Dear Tae Kwon Do,
You are a form of martial arts that I knew very little about prior to April of this year. But in the last three months, you've worked your way into our family, especially to into the heart of my Dear Son.
"Ki-hap!" shouts DS as he throws a punch into the air in front of him, his eyes steady, focused, and as serious as a six-year-old can possibly be.
DS was invited to a birthday party at a Tae Kwon Do school back in April. Like most boys who like to imitate martial arts moves and hi-ya his way around the house, he was happy and eager to attend. At the party, I knew within ten minutes that DS was going to really enjoy this activity and would be interested in taking lessons himself. We then met with one of the masters of the school and learned about its mission and philosophy.
"One, sir, two, sir, three, sir, four, sir, five, sir, thank you, sir!" shouts DS as he does his jumping jacks and ends with a super-springy 90-degree bow and back to upright position.
So we signed DS up for six months of lessons to start in May, as a beginner white belt. Sure, the Reading and Self Discipline Logs are helpful, although it is my personal opinion that children need not be rewarded for things they should be doing anyway, but we dutifully recorded down his accomplishments and watched his belt grow black stripes. But what really started to grow was DS's intense desire to follow directions and do the right things at lessons. Let's just say that he had to cross all his Ts and dot all his Is--a beneficial compulsion in this instance. Inside and outside the dojang, he was two different persons.
"Tae, Kwon, Do" shouts DS as he throws three punches in a row with alternating fists.
If you knew DS, you'd know that he is quiet, reserved, and observes more than he speaks. He is often found straggling behind my pantleg so he can hide part of his body or face as I try to get him to say hello to someone. And when he does say hello, you can barely hear him. His passive nature has always been a worry of mine, because I can so easily imagine, having seen it with my very own eyes, how his peers could take advantage of his timid personality. And he won't fight back. He just carries on, but I don't know what he's feeling inside.

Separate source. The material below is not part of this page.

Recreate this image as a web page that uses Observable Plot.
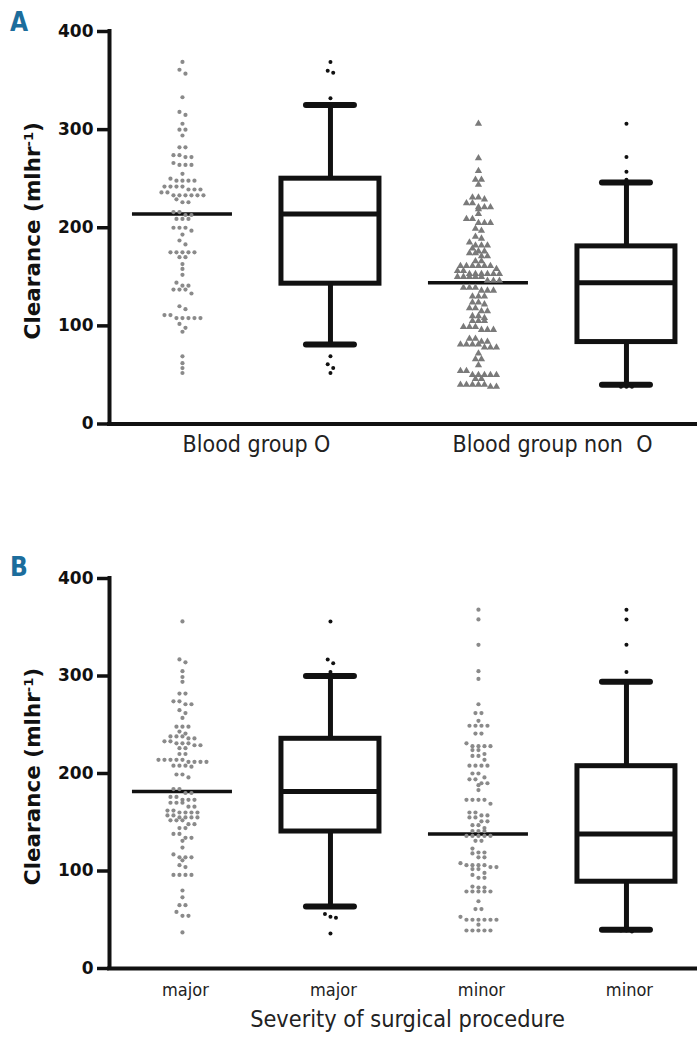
<!DOCTYPE html>
<html><head><meta charset="utf-8">
<script src="https://cdn.jsdelivr.net/npm/d3@7"></script>
<script src="https://cdn.jsdelivr.net/npm/@observablehq/plot@0.6"></script>
<style>
body{margin:0;background:#fff;}
#wrap{position:relative;width:697px;height:1042px;overflow:hidden;}
.panel{position:absolute;left:0;z-index:1;}
.tag{position:absolute;left:10px;z-index:5;font-family:"Liberation Sans Narrow","DejaVu Sans Condensed","Liberation Sans",sans-serif;font-weight:bold;font-size:26px;line-height:26px;color:#1c6d9c;}
svg text{white-space:pre;}
</style></head><body>
<div id="wrap">
<div class="panel" id="pa" style="top:0px"></div>
<div class="panel" id="pb" style="top:470px"></div>
<div class="tag" style="top:9px">A</div>
<div class="tag" style="top:554px">B</div>
</div>
<script>
// ---------- Data ----------
const yTicks = [0, 100, 200, 300, 400];
const yTitle = "Clearance (mlhr-1)";

// Panel A
const A_groups = ["Blood group O", "Blood group non  O"];
const A_valuesO = [369, 361, 357, 333, 318, 315, 306, 300, 300, 294, 282, 282, 274, 274, 272, 272, 266, 264, 264, 264, 255, 250, 248, 248, 248, 248, 242, 242, 242, 242, 239, 239, 239, 236, 236, 233, 233, 233, 233, 233, 233, 229, 226, 226, 216, 216, 213, 213, 209, 209, 209, 200, 200, 200, 197, 193, 187, 183, 175, 175, 175, 175, 175, 170, 170, 163, 158, 152, 144, 141, 141, 137, 137, 137, 133, 120, 117, 111, 111, 108, 108, 108, 108, 108, 102, 98, 94, 69, 62, 57, 52];
const A_valuesNonO = [306, 271, 258, 249, 249, 244, 231, 231, 229, 225, 225, 221, 221, 221, 219, 214, 209, 209, 205, 205, 205, 199, 197, 191, 189, 185, 182, 182, 182, 179, 176, 176, 174, 174, 171, 171, 166, 166, 161, 161, 161, 161, 161, 161, 158, 156, 156, 153, 153, 153, 153, 153, 153, 150, 150, 150, 150, 150, 146, 146, 146, 139, 139, 139, 136, 136, 136, 130, 130, 130, 124, 124, 122, 118, 118, 115, 115, 110, 110, 108, 105, 105, 105, 99, 99, 99, 96, 96, 96, 87, 87, 84, 84, 81, 81, 81, 81, 78, 78, 78, 72, 66, 66, 60, 54, 54, 50, 50, 50, 50, 50, 46, 46, 40, 40, 40, 40, 40, 38, 38];
const A_median = [214, 144];
const A_q1 = [143, 83.5];
const A_q3 = [250, 181];
const A_whiskerLo = [81, 40];
const A_whiskerHi = [325, 246];
const A_outliersO = [369, 360, 358, 332, 69, 61, 57, 52];
const A_outliersNonO = [306, 272, 257, 249, 38, 38, 38];

// Panel B
const B_groups = ["major", "minor"];
const B_axisTitle = "Severity of surgical procedure";
const B_valuesMajor = [356, 317, 314, 305, 299, 294, 282, 282, 274, 274, 271, 271, 265, 262, 257, 248, 248, 248, 243, 241, 238, 238, 238, 236, 236, 233, 233, 231, 231, 231, 229, 229, 226, 226, 220, 220, 214, 214, 214, 214, 214, 212, 212, 212, 212, 208, 208, 208, 207, 199, 199, 196, 184, 184, 180, 180, 176, 176, 173, 173, 173, 170, 170, 170, 166, 166, 162, 162, 160, 160, 160, 160, 157, 157, 155, 155, 155, 155, 152, 152, 152, 148, 148, 144, 144, 138, 138, 134, 134, 131, 124, 117, 114, 114, 114, 111, 106, 104, 96, 96, 96, 96, 80, 73, 65, 65, 58, 54, 54, 37];
const B_valuesMinor = [368, 358, 332, 305, 297, 271, 262, 262, 254, 249, 249, 249, 249, 241, 241, 231, 228, 228, 228, 228, 224, 224, 220, 218, 218, 214, 208, 208, 208, 208, 200, 200, 196, 194, 194, 190, 190, 188, 183, 173, 173, 173, 173, 169, 160, 160, 157, 157, 155, 155, 151, 151, 147, 147, 144, 141, 141, 141, 136, 136, 136, 136, 136, 131, 131, 123, 119, 119, 118, 114, 114, 108, 106, 106, 106, 106, 104, 104, 102, 102, 98, 96, 93, 93, 84, 83, 83, 79, 79, 79, 79, 79, 69, 61, 61, 53, 50, 50, 50, 50, 50, 50, 45, 39, 39, 39, 39, 39];
const B_median = [181.5, 138];
const B_q1 = [140.5, 89];
const B_q3 = [235.6, 207.5];
const B_whiskerLo = [63.6, 39.7];
const B_whiskerHi = [300, 294];
const B_outliersMajor = [356, 317, 313, 304, 56, 53, 52, 36];
const B_outliersMinor = [368, 358, 332, 304, 39, 39, 38];

// ---------- Layout helpers ----------
const W = 697, ML = 109;
const xDomain = [-0.493, 3.48];
const pxPerX = (W - ML) / (xDomain[1] - xDomain[0]);

// simple column-scatter (beeswarm-like) layout computed from the values
function swarm(values, pos, pxPerY, rowPx = 4.5, stepPx = 6) {
  const sorted = values.slice().sort((a, b) => b - a);
  const rows = []; let cur = [];
  for (const v of sorted) {
    if (cur.length && (cur[0] - v) * pxPerY > rowPx) { rows.push(cur); cur = []; }
    cur.push(v);
  }
  if (cur.length) rows.push(cur);
  const out = [];
  for (const r of rows) {
    const n = r.length;
    r.forEach((v, i) => out.push({x: pos + (i - (n - 1) / 2) * stepPx / pxPerX, y: v}));
  }
  return out;
}

const condensed = "Liberation Sans Narrow, DejaVu Sans Condensed, Liberation Sans, sans-serif";

function makePanel(cfg) {
  const pxPerY = (cfg.height - cfg.marginTop - cfg.marginBottom) / 400;
  const dots = [], outs = [], meds = [], boxes = [];
  cfg.groups.forEach((g, i) => {
    const sp = 2 * i, bp = 2 * i + 1;
    swarm(cfg.values[i], sp, pxPerY).forEach(d => dots.push({...d, sym: cfg.symbols[i]}));
    swarm(cfg.outliers[i], bp, pxPerY, 4.5, 5.5).forEach(d => outs.push(d));
    meds.push({x: sp, y: cfg.median[i]});
    boxes.push({x: bp, q1: cfg.q1[i], med: cfg.median[i], q3: cfg.q3[i], lo: cfg.lo[i], hi: cfg.hi[i]});
  });
  const halfLine = 50 / pxPerX, halfBox = 49 / pxPerX, halfCap = 24 / pxPerX;
  const marks = [
    Plot.ruleY(meds, {y: "y", x1: d => d.x - halfLine, x2: d => d.x + halfLine, stroke: "#111", strokeWidth: 3.5}),
    Plot.dot(dots.filter(d => d.sym === "circle"), {x: "x", y: "y", r: 2.1, fill: "#8a8a8a", symbol: "circle"}),
    Plot.dot(dots.filter(d => d.sym === "triangle"), {x: "x", y: "y", r: 2.7, fill: "#7a7a7a", symbol: "triangle"}),
    Plot.ruleX(boxes, {x: "x", y1: "q3", y2: "hi", stroke: "#111", strokeWidth: 5}),
    Plot.ruleX(boxes, {x: "x", y1: "q1", y2: "lo", stroke: "#111", strokeWidth: 5}),
    Plot.ruleY(boxes, {y: "hi", x1: d => d.x - halfCap, x2: d => d.x + halfCap, stroke: "#111", strokeWidth: 6, strokeLinecap: "round"}),
    Plot.ruleY(boxes, {y: "lo", x1: d => d.x - halfCap, x2: d => d.x + halfCap, stroke: "#111", strokeWidth: 6, strokeLinecap: "round"}),
    Plot.rect(boxes, {x1: d => d.x - halfBox, x2: d => d.x + halfBox, y1: "q1", y2: "q3", fill: "white", stroke: "#111", strokeWidth: 5}),
    Plot.ruleY(boxes, {y: "med", x1: d => d.x - halfBox, x2: d => d.x + halfBox, stroke: "#111", strokeWidth: 5}),
    Plot.dot(outs, {x: "x", y: "y", r: 2, fill: "#111"}),
    Plot.ruleX([xDomain[0]], {stroke: "#111", strokeWidth: 4, strokeLinecap: "square"}),
    Plot.ruleY([0], {stroke: "#111", strokeWidth: 4, strokeLinecap: "square"}),
    Plot.axisY(yTicks, {tickSize: 12, tickPadding: 4, stroke: "#111", strokeWidth: 3.5, fontSize: 17, fontWeight: "bold", fontFamily: "DejaVu Sans", label: null}),
    Plot.text([yTitle], {frameAnchor: "left", textAnchor: "middle", dx: -76, dy: 3, rotate: -90, fontSize: 21.5, fontWeight: "bold", fontFamily: "DejaVu Sans", fill: "#111"}),
    Plot.text(cfg.xLabels, {x: "x", y: () => 0, text: "t", dy: cfg.labelDy, fontSize: cfg.labelSize, fontFamily: condensed, fill: "#222"})
  ];
  if (cfg.axisTitle) {
    marks.push(Plot.text([cfg.axisTitle], {frameAnchor: "bottom", dx: 4, dy: cfg.titleDy, fontSize: cfg.titleSize, fontFamily: condensed, fill: "#222"}));
  }
  const svg = Plot.plot({
    width: W, height: cfg.height,
    marginLeft: ML, marginRight: 0, marginTop: cfg.marginTop, marginBottom: cfg.marginBottom,
    x: {domain: xDomain, axis: null},
    y: {domain: [0, 400], axis: null},
    style: {background: "white", overflow: "visible"},
    marks
  });
  // bold y tick labels
  d3.select(svg).selectAll('g[aria-label="y-axis tick label"]')
    .attr("font-weight", "bold").attr("font-size", 17).attr("font-family", "DejaVu Sans").attr("fill", "#111");
  // superscript the exponent in the y title
  d3.select(svg).selectAll("text").each(function() {
    if (this.textContent === yTitle) {
      const t = d3.select(this);
      t.text(null);
      t.append("tspan").text("Clearance (mlhr");
      t.append("tspan").attr("baseline-shift", "super").attr("font-size", "13").text("-1");
      t.append("tspan").text(")");
    }
  });
  return svg;
}

const xLabelsA = A_groups.map((t, i) => ({x: 2 * i + 0.5, t}));
const xLabelsB = [0, 1, 2, 3].map(c => ({x: c + 0.02, t: B_groups[Math.floor(c / 2)]}));

document.getElementById("pa").appendChild(makePanel({
  height: 470, marginTop: 31, marginBottom: 46.5,
  groups: A_groups, values: [A_valuesO, A_valuesNonO], symbols: ["circle", "triangle"],
  outliers: [A_outliersO, A_outliersNonO],
  median: A_median, q1: A_q1, q3: A_q3, lo: A_whiskerLo, hi: A_whiskerHi,
  xLabels: xLabelsA, labelDy: 21, labelSize: 23
}));
document.getElementById("pb").appendChild(makePanel({
  height: 572, marginTop: 108, marginBottom: 74,
  groups: B_groups, values: [B_valuesMajor, B_valuesMinor], symbols: ["circle", "circle"],
  outliers: [B_outliersMajor, B_outliersMinor],
  median: B_median, q1: B_q1, q3: B_q3, lo: B_whiskerLo, hi: B_whiskerHi,
  xLabels: xLabelsB, labelDy: 22, labelSize: 18,
  axisTitle: B_axisTitle, titleDy: 58, titleSize: 23.3
}));
</script>
</body></html>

"Courtesy, Tae Kwon, sir!" shouts DS as he moves his fisted arms in uniform positions with the rest of the students to the master or instructor as prompted.
But in that dojang, DS is loud. He shouts with a confident,
"Five, six, seven, eight!" shouts DS as he finishes counting after the instructor's "one, two, three, four" while doing warm-up stretches.
After three months of lessons, DS had his first testing to be promoted to the next belt. It was a ceremonious affair. Children performed their form steps and self-defense steps as a group, and testing ended with a very special event: breaking a board. On the board, we were to write a bad habit our child would like to "break." A parent was to hold the board for the child to break. And break did my DS. It was quite a proud moment. The children were all awarded their next belt ranks, and DS got his spankin' new yellow belt.
"Yes, I can! Ki-hap!" shouts DS at the end of each lesson, as cued by a master's "One, two, three."
We are happy with this school's philosophy of improvement, respect, and encouragement. It is not about the fighting or competition or points. It is about a clear sense of self. The self that does without minding what other people think. The self that reacts quickly and knows how to protect his body. The self that is as confident as he is self-aware.
I am amazed by DS's accomplishments in this discipline. I hope that one day that he will be able to use what he learned in that dojang in real life, should he need to, to stand up for himself and not allow someone else to trample over his meekness. There's a good chance that something will click in his mind and he'll know when to use what he has internalized for self-defense to take care of himself. I know that because his determination in that dojang is something fierce.
So, Dear Tae Kwon Do, you have been one surprising element in my life this year, and one that will be more and more appreciated as time goes by. I am comforted by DS's wholehearted embrace of a new practice, and hope that he will benefit from you physically, emotionally, cognitively, and spiritually. And in the meantime, colorfully, as in yellow.